John the Baptist identified himself as the voice of one crying aloud in the wilderness (John 1:23). Do you sometimes feel like a voice of one? Are you a non-conformist? John certainly was; he lived alone in the desert, adorned in camel’s hair, eating locusts and wild honey (Matthew 3:3-4).

John had the privilege—and grace—of not being seduced by majority rule or peer pressure. In our modern day it may sometimes seem easier to conform. We’re afraid to stand alone, worried about being set aside. Paul’s first-century dictate not to be conformed to this world may seem impossible, even dangerous, in today’s society (Romans 12:2). But the more we conform, the less able we are to discern and follow the righteous path, to be imitators of God (Ephesians 5:1-2). We run the risk of following the masses in doing evil (Exodus 23:2).

As a teenage motto reminded me years ago, stand for something or you’ll fall for anything.

Are You Afraid to be Happy?

By Linda Tancs

Does happiness seem elusive to you? Do you go about daily life “waiting for the other shoe to drop”? Like Job, do you fear that something will come upon you (Job 3:25)? You’re not alone. According to a study published in the Journal of Cross-Cultural Psychology, people across 14 different cultures identified with statements like “having lots of joy and fun causes bad things to happen.” Clearly, there’s a universal need to control bad thoughts. Such thoughts lead to bad words and bad, unhealthy actions. Jesus came so that we might have and enjoy life, not fear it (John 10:10).

So what are some steps you can take to control your thoughts? Second Corinthians lends imagery of taking thoughts captive (2 Corinthians 10:5). Imagine taking bad thoughts and banishing them to a prison cell. Envision locking the cell door. Now replace each bad or negative thought with a biblical thought. Jeremiah 29:11 reminds us that God’s plans, or thoughts, are for our welfare. That doesn’t mean we never have a reason to be unhappy; rather, we should look to God to turn our trials into triumphs in due season. What can you focus on that’s pure, lovely, praiseworthy, commendable, honorable or excellent (Philippians 4:8)? Accentuate the positive, as the old song goes. Maintaining a positive focus will renew your mind (Romans 12:2) and bring God’s peace (Romans 8:6). You can’t be both peaceful and unhappy.

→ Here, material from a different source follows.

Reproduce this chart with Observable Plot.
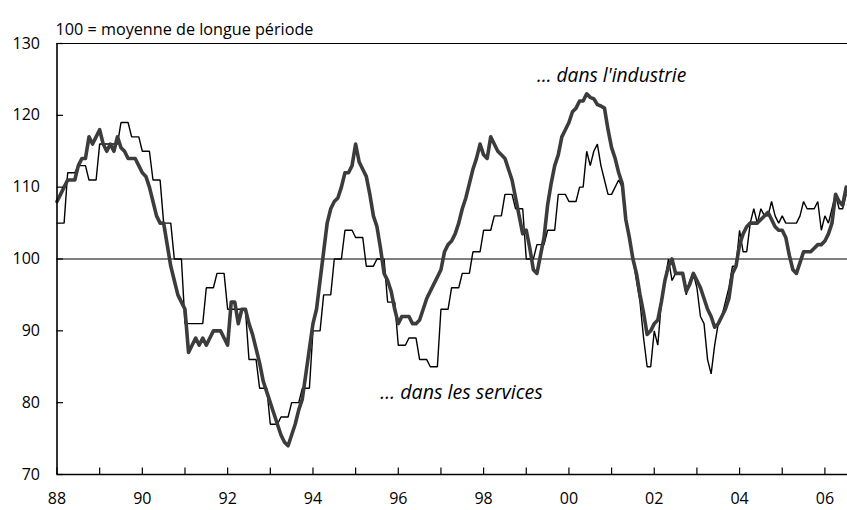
<!DOCTYPE html>
<html>
<head>
<meta charset="utf-8">
<script src="https://cdn.jsdelivr.net/npm/d3@7"></script>
<script src="https://cdn.jsdelivr.net/npm/@observablehq/plot@0.6"></script>
<style>
  body { margin: 0; background: #fff; }
</style>
</head>
<body>
<div id="chart"></div>
<script>
// ---- data ----
const startYear = 1988; // first month: January 1988, monthly series

// Climat des affaires dans l'industrie (monthly)
const industrie = [
  /*1988*/ 108,109,110,111,111,111,113,114,114,117,116,117,
  /*1989*/ 118,116,115,116,115,117,115.5,115,114,114,114,113,
  /*1990*/ 112,111.5,110,108,106,105,105,102,99,97,95,94,
  /*1991*/ 93,87,88,89,88,89,88,89,90,90,90,89,
  /*1992*/ 88,94,94,91,93,93,91,89.5,87.5,85.5,83,81.5,
  /*1993*/ 80,78.5,77,75.5,74.5,74,75.5,77,79,80.5,84,87.5,
  /*1994*/ 91,93,97,101,105,107,108,108.5,110,112,112,113,
  /*1995*/ 116,113.5,112.5,111.5,109,106,104.5,101.5,98,97,95.5,93,
  /*1996*/ 91,92,92,92,91,91,91.5,93,94.5,95.5,96.5,97.5,
  /*1997*/ 98.5,101,102,102.5,103.5,105,107,108.5,110.5,112.5,114,116,
  /*1998*/ 114.5,114,117,116,115,114.5,114,112.5,111,108.5,106,103.5,
  /*1999*/ 104,101.5,98.5,98,100.5,103,107.5,110.5,113,114.5,117,118,
  /*2000*/ 119,120.5,121,122,122,123,122.5,122.3,121.5,121.3,121,118,
  /*2001*/ 115.5,114,112,110.5,105.5,103,100,98,95,92.5,89.5,90,
  /*2002*/ 91,91.5,94,97,99,100,98,98,98,95.5,96.5,98,
  /*2003*/ 97,96,94.5,93,92,90.5,91,92,93,94.5,98,99,
  /*2004*/ 102,103.5,104.5,105,105,105,105.5,106,106.5,105.5,104.5,104,
  /*2005*/ 104,103,100.5,98.5,98,99.5,101,101,101,101.5,102,102,
  /*2006*/ 102.5,103.5,105,109,108,107.5,110
];

// Climat des affaires dans les services (monthly; quarterly survey held over the quarter until 1999)
const services = [
  /*1988*/ 105,105,105,112,112,112,113,113,113,111,111,111,
  /*1989*/ 116,116,116,116,116,116,119,119,119,117,117,117,
  /*1990*/ 115,115,115,111,111,111,105,105,105,100,100,100,
  /*1991*/ 91,91,91,91,91,91,96,96,96,98,98,98,
  /*1992*/ 93,93,93,93,93,93,86,86,86,82,82,82,
  /*1993*/ 77,77,77,78,78,78,80,80,80,82,82,82,
  /*1994*/ 90,90,90,95,95,95,100,100,100,104,104,104,
  /*1995*/ 103,103,103,99,99,99,100,100,100,94,94,94,
  /*1996*/ 88,88,88,89,89,89,86,86,86,85,85,85,
  /*1997*/ 93,93,93,96,96,96,98,98,98,101,101,101,
  /*1998*/ 104,104,104,106,106,106,109,109,109,107,107,107,
  /*1999*/ 100,100,100,102,102,102,104,104,104,109,109,109,
  /*2000*/ 108,108,108,110,110,115,113,115,116,113,111,109,
  /*2001*/ 109,110,111,110,105,103,100,97,94,89,85,85,
  /*2002*/ 90,88,94,97,100,97,98,98,98,95,97,98,
  /*2003*/ 96,92,91,86,84,88,91,92,94,96,99,99,
  /*2004*/ 104,101,101,105,107,105,107,106,106,108,106,105,
  /*2005*/ 106,105,105,105,105,106,108,107,107,107,108,104,
  /*2006*/ 106,105,107,109,107,107,109
];

const yTicks = [70, 80, 90, 100, 110, 120, 130];
const xTickYears = [1988,1989,1990,1991,1992,1993,1994,1995,1996,1997,1998,1999,2000,2001,2002,2003,2004,2005,2006];
const xLabelYears = [1988,1990,1992,1994,1996,1998,2000,2002,2004,2006];
const xLabels = ["88","90","92","94","96","98","00","02","04","06"];
const subtitle = "100 = moyenne de longue période";
const labelIndustrie = "… dans l'industrie";
const labelServices = "… dans les services";
const referenceLevel = 100;

// ---- build tables ----
const toRows = arr => arr.map((v, i) => ({t: startYear + i / 12, v}));
const rowsIndustrie = toRows(industrie);
const rowsServices = toRows(services);

const font = "'Open Sans', Lato, sans-serif";

const chart = Plot.plot({
  width: 847,
  height: 510,
  marginLeft: 56.5,
  marginRight: 0,
  marginTop: 43,
  marginBottom: 36,
  style: {fontFamily: font, fontSize: "16px", color: "#000", background: "#fff", overflow: "visible"},
  x: {domain: [1988, 2006.53]},
  y: {domain: [70, 130]},
  marks: [
    Plot.ruleY([referenceLevel], {stroke: "#000", strokeWidth: 1.2}),
    Plot.line(rowsServices, {x: "t", y: "v", stroke: "#000", strokeWidth: 1.4, strokeLinejoin: "miter"}),
    Plot.line(rowsIndustrie, {x: "t", y: "v", stroke: "#3c3c3c", strokeWidth: 3.6, strokeLinejoin: "round"}),
    Plot.ruleX([1988], {stroke: "#000", strokeWidth: 1.6}),
    Plot.ruleY([70], {stroke: "#000", strokeWidth: 1.6}),
    Plot.ruleY([130], {stroke: "#000", strokeWidth: 1.2}),
    Plot.axisX(xTickYears, {tickSize: 6.5, dy: -6.5, fill: "none", label: null, strokeWidth: 1.2}),
    Plot.axisX(xLabelYears, {tickSize: 0, tickPadding: 18.5, label: null, fontSize: 16,
      tickFormat: d => xLabels[xLabelYears.indexOf(d)]}),
    Plot.axisY(yTicks, {tickSize: 6.5, dx: 6.5, fill: "none", label: null, strokeWidth: 1.2}),
    Plot.axisY(yTicks, {tickSize: 0, tickPadding: 17, label: null, fontSize: 16}),
    Plot.text([subtitle], {frameAnchor: "top-left", textAnchor: "start", dx: -1.5, dy: -19.9, fontSize: 16.2}),
    Plot.text([labelIndustrie], {x: [1999.25], y: [125.46], text: d => d, textAnchor: "start", fontStyle: "italic", fontSize: 19.2}),
    Plot.text([labelServices], {x: [1995.58], y: [81.39], text: d => d, textAnchor: "start", fontStyle: "italic", fontSize: 19.6})
  ]
});
document.getElementById("chart").appendChild(chart);
</script>
</body>
</html>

The Road to Transformation

By Linda Tancs

In the movie Eat Pray Love Julia Roberts’ character remarks that ruin is the road to transformation. The remark was sparked by a tour of an ancient Roman ruin, but its deeper meaning is related to failures in life as the film’s story line indicates. It’s a compelling statement, and oftentimes we do think of transformation in the context of some failure that preceded it. But why focus on failure? I prefer Thomas Edison’s famous positioning statement: “I have not failed. I’ve just found 10,000 ways that won’t work.” Those “10,000 ways” are success stories, don’t you think? Every time we discover a way that doesn’t work, we’re that much closer to finding a way that does work—and learning a whole lot about ourselves in the process. The point is that transformation isn’t an event, it’s a process.

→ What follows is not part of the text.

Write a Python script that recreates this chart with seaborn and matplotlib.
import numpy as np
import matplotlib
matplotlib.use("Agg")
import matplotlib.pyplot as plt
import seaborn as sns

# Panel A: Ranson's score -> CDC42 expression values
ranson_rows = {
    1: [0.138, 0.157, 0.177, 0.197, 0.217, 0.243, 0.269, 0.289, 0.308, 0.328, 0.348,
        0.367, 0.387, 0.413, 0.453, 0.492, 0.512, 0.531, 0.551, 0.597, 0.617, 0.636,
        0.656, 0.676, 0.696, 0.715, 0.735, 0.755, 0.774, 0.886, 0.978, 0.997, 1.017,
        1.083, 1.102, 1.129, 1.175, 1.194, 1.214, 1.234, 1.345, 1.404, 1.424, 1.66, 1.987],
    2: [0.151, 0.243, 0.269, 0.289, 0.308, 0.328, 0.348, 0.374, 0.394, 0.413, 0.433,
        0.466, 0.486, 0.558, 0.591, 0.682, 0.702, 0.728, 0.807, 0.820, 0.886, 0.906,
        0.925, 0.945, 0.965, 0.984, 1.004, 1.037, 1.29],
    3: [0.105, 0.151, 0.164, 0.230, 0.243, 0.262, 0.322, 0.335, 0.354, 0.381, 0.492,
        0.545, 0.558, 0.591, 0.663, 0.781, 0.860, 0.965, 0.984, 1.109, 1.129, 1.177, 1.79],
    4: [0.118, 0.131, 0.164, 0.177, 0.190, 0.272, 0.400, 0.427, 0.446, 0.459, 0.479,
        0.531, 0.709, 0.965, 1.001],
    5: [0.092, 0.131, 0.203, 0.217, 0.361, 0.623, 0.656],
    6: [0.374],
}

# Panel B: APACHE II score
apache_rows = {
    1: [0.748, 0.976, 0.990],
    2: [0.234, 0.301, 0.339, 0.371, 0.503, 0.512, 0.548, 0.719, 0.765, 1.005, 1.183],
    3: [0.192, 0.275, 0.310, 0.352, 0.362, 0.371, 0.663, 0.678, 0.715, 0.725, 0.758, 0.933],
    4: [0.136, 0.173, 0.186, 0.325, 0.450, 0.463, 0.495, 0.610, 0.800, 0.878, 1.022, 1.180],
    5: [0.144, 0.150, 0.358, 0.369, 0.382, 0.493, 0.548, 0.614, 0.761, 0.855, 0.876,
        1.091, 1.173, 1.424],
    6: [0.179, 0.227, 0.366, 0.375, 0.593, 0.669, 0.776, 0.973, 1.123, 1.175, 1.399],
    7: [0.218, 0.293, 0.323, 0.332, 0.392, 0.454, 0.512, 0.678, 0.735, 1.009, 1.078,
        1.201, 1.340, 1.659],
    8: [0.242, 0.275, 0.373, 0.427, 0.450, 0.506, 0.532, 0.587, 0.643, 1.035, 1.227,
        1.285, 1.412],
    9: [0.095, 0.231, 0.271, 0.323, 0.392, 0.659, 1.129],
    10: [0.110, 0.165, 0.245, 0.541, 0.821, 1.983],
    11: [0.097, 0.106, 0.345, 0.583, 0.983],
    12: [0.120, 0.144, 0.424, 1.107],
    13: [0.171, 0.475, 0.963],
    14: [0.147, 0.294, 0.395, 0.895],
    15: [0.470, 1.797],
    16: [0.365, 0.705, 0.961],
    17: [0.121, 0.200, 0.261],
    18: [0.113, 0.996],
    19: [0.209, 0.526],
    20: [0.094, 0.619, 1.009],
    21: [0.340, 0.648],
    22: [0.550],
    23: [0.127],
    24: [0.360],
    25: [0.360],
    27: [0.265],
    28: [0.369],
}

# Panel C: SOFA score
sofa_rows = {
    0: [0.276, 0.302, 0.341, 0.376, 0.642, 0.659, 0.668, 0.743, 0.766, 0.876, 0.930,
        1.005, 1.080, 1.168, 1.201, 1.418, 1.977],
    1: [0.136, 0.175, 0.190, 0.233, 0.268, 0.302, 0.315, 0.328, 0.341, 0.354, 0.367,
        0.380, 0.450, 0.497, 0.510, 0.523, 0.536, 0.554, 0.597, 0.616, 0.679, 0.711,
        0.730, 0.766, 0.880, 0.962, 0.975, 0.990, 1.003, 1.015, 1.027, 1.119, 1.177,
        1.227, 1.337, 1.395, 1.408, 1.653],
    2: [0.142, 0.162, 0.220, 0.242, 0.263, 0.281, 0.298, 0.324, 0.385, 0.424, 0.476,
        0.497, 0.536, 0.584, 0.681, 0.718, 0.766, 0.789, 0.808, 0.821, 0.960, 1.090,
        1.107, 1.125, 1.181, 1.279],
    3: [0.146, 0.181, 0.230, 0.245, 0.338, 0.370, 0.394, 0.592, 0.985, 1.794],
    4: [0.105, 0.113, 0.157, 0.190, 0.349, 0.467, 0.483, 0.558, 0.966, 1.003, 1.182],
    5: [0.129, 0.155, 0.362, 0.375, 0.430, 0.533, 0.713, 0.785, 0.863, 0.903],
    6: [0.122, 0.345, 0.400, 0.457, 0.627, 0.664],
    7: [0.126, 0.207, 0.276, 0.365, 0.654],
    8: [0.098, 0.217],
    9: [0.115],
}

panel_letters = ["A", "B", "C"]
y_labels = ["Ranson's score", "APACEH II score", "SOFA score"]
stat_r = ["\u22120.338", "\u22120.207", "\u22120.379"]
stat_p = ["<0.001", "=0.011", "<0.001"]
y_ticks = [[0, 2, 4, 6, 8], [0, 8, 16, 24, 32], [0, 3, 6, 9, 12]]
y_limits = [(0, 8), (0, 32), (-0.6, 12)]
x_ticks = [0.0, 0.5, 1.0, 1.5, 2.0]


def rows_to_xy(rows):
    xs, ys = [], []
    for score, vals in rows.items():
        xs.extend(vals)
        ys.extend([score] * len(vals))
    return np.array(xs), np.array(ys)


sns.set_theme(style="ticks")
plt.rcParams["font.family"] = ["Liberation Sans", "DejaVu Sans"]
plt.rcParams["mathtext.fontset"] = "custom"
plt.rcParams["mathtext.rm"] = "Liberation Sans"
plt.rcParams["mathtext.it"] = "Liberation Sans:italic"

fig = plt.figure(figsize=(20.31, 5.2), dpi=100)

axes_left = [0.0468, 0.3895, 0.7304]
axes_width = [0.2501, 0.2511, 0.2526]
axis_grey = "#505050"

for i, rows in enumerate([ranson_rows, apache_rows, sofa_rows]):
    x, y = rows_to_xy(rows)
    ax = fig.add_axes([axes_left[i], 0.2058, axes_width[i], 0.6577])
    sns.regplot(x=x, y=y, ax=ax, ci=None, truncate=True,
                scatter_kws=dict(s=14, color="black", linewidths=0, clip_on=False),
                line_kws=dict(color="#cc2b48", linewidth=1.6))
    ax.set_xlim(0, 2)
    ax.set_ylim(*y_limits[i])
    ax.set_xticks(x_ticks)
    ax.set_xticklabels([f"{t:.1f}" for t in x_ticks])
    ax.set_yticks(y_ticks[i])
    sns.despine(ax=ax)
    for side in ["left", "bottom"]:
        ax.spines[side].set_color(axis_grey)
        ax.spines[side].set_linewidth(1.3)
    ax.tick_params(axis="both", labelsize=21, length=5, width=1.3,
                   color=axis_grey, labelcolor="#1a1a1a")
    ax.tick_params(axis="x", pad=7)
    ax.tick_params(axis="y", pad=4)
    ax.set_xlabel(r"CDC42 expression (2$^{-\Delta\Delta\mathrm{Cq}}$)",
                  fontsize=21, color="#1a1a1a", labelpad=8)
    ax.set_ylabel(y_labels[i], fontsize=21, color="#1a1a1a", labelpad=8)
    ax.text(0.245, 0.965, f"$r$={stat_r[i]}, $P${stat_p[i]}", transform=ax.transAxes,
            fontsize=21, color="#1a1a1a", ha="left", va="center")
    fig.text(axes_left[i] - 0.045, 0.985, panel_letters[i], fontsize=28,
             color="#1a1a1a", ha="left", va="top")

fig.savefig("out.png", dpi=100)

That process occurs by the grace of God, one baby step at a time. By testing the waters, we discern His will (Romans 12:2). Regardless of how long the road is, He that began a work in you will bring it to completion (Philippians 1:6). The Bible is packed with examples of people who were utterly transformed, Jesus’s death of course being the ultimate illustration of transformative, redemptive meaning. Think, too, of the apostles, ordinary men who became great leaders and kingdom builders. And Paul, the persecutor-turned-evangelist. David evolved from shepherd boy to a king. Remember Moses, Gideon, Ruth, Habakkuk. Their minds and hearts were all renewed in God’s Word in countless ways, bringing peace, joy and strength in times of triumph and adversity.

Think about what God has taught you from your “10,000 ways.” Would you have learned as much without Him?